In solchen Momenten erinnert Rubén Abruñas Sendungsbewusstsein an frühere Michael-Moore-Dokumentationen: Hier ist ein Mann auf einer Mission. Die ganz große Lösung für ein globales Problem kann der Regisseur jedoch nicht anbieten, er stellt vielmehr verschiedene Einzelkämpferinnen und -kämpfer vor. Allerdings, so selbstkritisch ist Holy Shit dann doch, funktioniert nicht jedes System für jedes Gebiet gleichermaßen – klimatische Bedingungen müssen berücksichtigt werden, Städte haben andere Anforderungen als ländliche Gebiete, und natürlich sind auch die rechtlichen Voraussetzungen unterschiedlich.

Beim Publikumsgespräch nach der Filmpremiere in Berlin sagt der anwesende Protagonist Florian Augustin, er habe etwas gemischte Gefühle gehabt, als er Hamish Skermer auf seinem Heuberg habe stehen sehen.
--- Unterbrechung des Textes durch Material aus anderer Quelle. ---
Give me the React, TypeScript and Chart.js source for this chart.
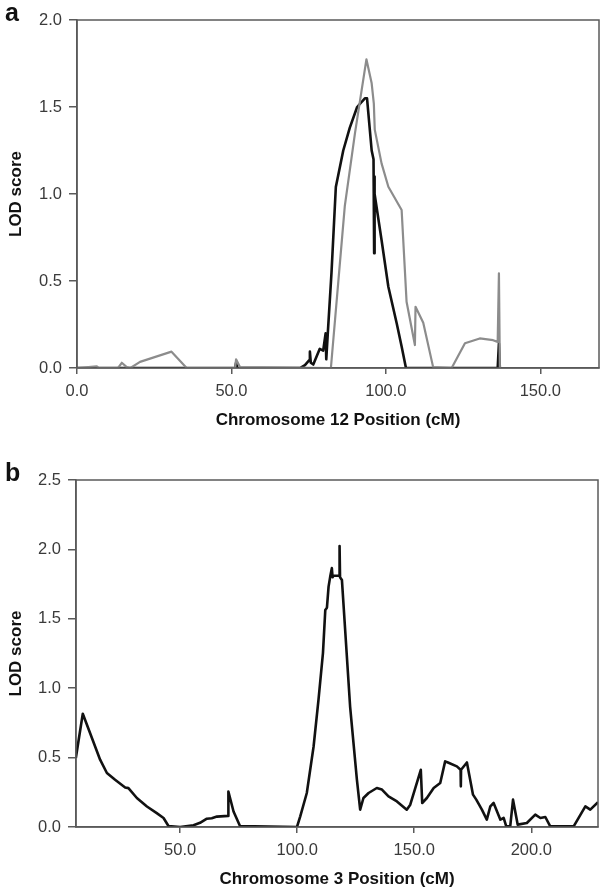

Augustins Unternehmen Finizio wandelt in einer Kompostanlage in Eberswalde Exkremente aus Trockentoiletten zu Humus um. Um diesen in die Landwirtschaft zu bringen, sagt Augustin, „brauchen wir strenge Grenzwerte und eine Qualitätskontrolle, um dafür zu sorgen, dass der menschliche Kreislauf ohne Gefahr für Mensch und Umwelt wieder geschlossen wird“. Diese Kontrollwerte versuche man gerade zu erarbeiten. Das Ziel: einen Humusdünger auf den Markt zu bringen, der konkurrenzfähig ist zu chemischen Düngern.

Als eine junge Frau aus dem Publikum sagt, sie würde am liebsten gleich loslegen und den Inhalt der Trockentoilette in ihrem Berliner Nachbarschaftsgartenprojekt auf die Beete verteilen, hebt Augustin noch einmal die Hand: Das solle sie lieber einem fachkundigen Institut überlassen. Es kann eben auch viel schiefgehen mit dem human shit.